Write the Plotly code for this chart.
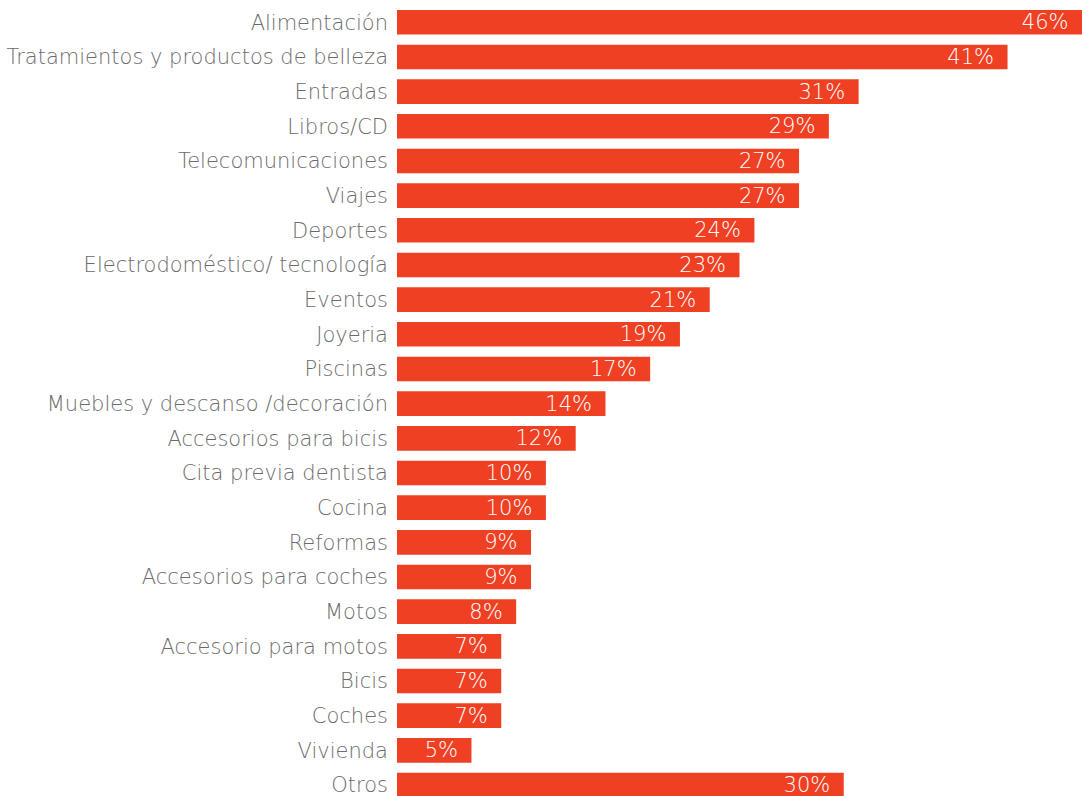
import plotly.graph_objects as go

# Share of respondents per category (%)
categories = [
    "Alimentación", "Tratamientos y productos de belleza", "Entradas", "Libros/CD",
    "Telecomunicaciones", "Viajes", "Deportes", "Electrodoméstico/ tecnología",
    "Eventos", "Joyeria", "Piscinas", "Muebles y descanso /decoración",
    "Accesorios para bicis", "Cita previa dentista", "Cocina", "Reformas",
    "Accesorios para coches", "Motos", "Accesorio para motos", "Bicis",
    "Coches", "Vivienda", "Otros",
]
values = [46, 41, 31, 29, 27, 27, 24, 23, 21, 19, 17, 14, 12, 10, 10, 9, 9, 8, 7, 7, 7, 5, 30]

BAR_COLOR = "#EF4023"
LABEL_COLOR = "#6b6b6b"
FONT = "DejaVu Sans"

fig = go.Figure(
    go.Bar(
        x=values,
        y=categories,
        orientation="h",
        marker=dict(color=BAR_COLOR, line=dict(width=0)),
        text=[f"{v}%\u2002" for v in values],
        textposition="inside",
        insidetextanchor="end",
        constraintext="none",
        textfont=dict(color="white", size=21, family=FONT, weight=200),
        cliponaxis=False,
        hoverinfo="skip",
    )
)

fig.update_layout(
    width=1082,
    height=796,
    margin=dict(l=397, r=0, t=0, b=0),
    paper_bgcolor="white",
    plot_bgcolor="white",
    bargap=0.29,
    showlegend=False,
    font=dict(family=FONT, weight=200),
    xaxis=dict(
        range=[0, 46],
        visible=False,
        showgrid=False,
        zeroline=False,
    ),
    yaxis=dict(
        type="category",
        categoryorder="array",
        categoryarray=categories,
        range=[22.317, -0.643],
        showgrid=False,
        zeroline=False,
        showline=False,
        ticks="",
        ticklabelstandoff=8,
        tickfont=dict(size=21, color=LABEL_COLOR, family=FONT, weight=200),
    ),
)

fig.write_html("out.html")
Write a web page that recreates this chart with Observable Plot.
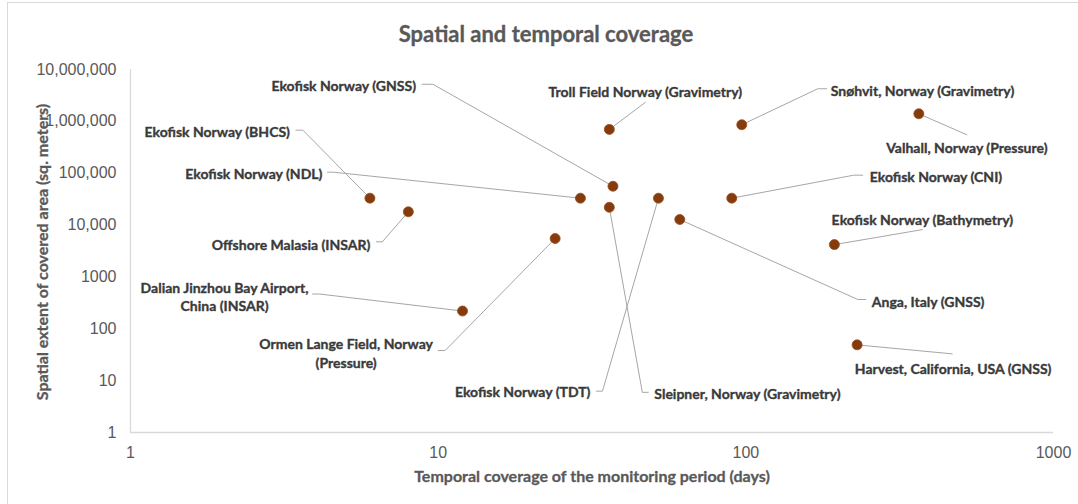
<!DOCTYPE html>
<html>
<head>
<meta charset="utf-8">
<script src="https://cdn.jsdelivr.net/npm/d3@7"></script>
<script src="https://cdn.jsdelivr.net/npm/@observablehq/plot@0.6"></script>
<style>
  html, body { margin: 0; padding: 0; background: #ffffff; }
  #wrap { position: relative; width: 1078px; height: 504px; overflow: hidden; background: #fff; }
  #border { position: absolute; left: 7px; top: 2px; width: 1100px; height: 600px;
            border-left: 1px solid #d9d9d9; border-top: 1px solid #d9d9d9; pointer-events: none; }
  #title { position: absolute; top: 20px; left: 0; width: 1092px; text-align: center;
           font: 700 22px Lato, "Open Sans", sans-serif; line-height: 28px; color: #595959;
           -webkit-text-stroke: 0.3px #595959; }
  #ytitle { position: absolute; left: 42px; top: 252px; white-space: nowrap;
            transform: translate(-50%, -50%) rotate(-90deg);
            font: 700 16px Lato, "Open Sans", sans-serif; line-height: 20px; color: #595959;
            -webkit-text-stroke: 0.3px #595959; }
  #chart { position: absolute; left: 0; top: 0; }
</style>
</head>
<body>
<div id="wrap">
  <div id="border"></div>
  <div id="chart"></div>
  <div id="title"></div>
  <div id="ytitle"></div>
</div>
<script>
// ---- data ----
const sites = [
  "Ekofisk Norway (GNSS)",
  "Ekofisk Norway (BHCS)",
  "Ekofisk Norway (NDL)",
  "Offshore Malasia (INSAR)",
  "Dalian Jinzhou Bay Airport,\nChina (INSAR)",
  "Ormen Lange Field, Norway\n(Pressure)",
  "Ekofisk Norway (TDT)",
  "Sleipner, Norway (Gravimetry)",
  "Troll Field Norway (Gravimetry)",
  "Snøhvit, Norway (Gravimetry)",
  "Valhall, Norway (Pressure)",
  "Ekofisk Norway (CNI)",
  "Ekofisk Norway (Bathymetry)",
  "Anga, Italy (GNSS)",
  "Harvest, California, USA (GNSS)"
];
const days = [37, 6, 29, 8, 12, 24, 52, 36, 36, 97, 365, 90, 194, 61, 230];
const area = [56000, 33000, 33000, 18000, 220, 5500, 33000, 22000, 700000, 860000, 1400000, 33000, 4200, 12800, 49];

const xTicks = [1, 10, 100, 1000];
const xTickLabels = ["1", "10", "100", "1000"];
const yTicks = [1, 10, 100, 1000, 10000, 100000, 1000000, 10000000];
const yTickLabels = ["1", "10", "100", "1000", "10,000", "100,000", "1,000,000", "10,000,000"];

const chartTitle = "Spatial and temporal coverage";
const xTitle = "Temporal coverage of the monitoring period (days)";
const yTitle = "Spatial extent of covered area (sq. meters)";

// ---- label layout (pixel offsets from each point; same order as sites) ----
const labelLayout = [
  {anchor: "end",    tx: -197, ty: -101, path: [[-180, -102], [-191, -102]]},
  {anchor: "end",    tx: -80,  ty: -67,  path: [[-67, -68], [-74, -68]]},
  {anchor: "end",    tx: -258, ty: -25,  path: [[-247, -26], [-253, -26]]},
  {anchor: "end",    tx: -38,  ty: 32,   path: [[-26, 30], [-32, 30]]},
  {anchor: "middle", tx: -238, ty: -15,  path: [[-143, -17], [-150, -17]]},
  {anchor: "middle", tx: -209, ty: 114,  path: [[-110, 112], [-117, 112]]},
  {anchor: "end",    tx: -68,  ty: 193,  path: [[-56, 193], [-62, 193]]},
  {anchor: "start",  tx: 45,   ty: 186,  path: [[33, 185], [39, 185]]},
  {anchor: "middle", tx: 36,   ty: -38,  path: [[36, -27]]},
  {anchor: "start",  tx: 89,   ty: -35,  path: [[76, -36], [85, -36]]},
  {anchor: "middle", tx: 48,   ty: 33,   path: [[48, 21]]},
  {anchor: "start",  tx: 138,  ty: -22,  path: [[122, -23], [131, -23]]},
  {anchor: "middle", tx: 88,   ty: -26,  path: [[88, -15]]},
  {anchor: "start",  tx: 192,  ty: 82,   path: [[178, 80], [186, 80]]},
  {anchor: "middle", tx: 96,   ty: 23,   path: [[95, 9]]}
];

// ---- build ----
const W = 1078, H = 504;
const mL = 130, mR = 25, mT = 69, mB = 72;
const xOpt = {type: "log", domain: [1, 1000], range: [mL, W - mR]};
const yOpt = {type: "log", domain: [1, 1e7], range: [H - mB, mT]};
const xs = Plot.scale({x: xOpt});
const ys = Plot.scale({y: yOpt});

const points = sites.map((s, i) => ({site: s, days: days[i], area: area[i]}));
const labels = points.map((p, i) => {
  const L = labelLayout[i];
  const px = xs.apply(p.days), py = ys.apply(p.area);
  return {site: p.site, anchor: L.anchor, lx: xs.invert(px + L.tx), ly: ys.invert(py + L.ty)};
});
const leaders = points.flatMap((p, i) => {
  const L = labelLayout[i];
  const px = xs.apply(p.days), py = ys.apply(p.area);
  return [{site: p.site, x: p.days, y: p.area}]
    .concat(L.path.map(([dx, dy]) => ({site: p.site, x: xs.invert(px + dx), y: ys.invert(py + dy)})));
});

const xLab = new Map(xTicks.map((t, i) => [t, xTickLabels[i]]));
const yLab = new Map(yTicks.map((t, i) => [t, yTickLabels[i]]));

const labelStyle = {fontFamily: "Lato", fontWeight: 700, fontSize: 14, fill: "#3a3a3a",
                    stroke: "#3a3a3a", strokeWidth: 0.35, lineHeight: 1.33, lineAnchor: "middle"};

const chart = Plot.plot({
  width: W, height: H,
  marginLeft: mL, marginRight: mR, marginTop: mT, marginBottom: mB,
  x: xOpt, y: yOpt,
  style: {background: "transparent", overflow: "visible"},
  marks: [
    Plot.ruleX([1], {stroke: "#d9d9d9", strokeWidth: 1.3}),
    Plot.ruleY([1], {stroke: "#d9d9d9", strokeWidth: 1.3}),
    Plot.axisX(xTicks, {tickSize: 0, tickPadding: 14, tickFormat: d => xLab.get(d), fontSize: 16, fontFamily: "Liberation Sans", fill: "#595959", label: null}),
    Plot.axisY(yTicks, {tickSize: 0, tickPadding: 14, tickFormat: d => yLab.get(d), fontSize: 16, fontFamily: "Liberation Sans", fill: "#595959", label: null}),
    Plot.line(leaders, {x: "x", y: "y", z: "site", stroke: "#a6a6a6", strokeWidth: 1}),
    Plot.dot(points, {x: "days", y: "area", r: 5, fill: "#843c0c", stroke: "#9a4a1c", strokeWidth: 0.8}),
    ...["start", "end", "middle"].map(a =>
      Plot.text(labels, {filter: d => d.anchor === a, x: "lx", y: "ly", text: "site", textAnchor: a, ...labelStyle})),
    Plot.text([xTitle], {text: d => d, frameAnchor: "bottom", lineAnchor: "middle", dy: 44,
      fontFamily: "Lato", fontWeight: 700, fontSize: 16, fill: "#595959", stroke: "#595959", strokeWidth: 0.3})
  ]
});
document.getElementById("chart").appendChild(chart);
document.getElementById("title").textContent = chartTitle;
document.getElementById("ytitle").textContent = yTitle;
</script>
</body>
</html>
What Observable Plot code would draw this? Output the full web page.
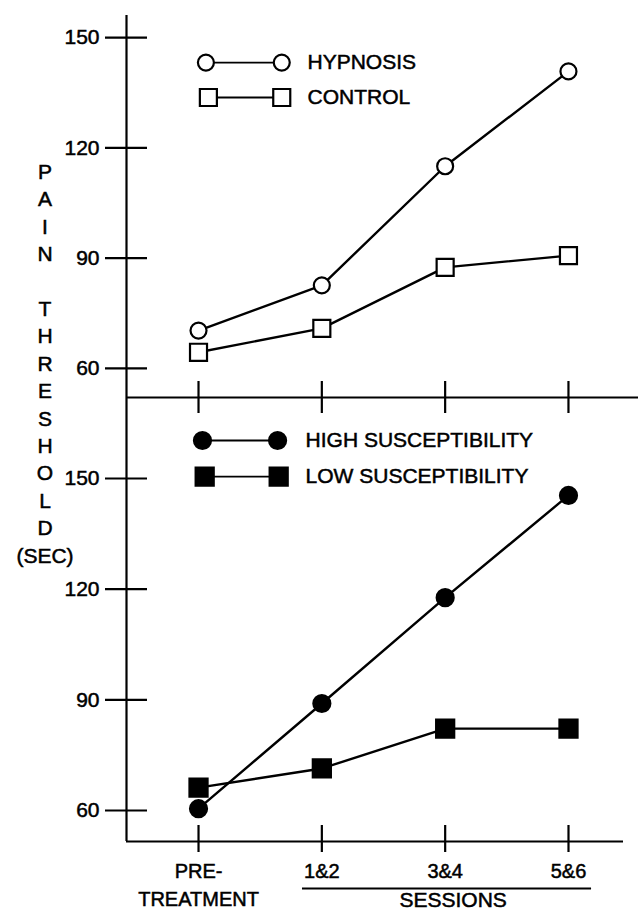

§ What the task requires
Take the material above from its first line through the line holding "7, 7, 5, 30]" and set it down exactly, without the pictures.

§ Solved problem
Write the Plotly code for this chart.
import plotly.graph_objects as go

# Share of respondents per category (%)
categories = [
    "Alimentación", "Tratamientos y productos de belleza", "Entradas", "Libros/CD",
    "Telecomunicaciones", "Viajes", "Deportes", "Electrodoméstico/ tecnología",
    "Eventos", "Joyeria", "Piscinas", "Muebles y descanso /decoración",
    "Accesorios para bicis", "Cita previa dentista", "Cocina", "Reformas",
    "Accesorios para coches", "Motos", "Accesorio para motos", "Bicis",
    "Coches", "Vivienda", "Otros",
]
values = [46, 41, 31, 29, 27, 27, 24, 23, 21, 19, 17, 14, 12, 10, 10, 9, 9, 8, 7, 7, 7, 5, 30]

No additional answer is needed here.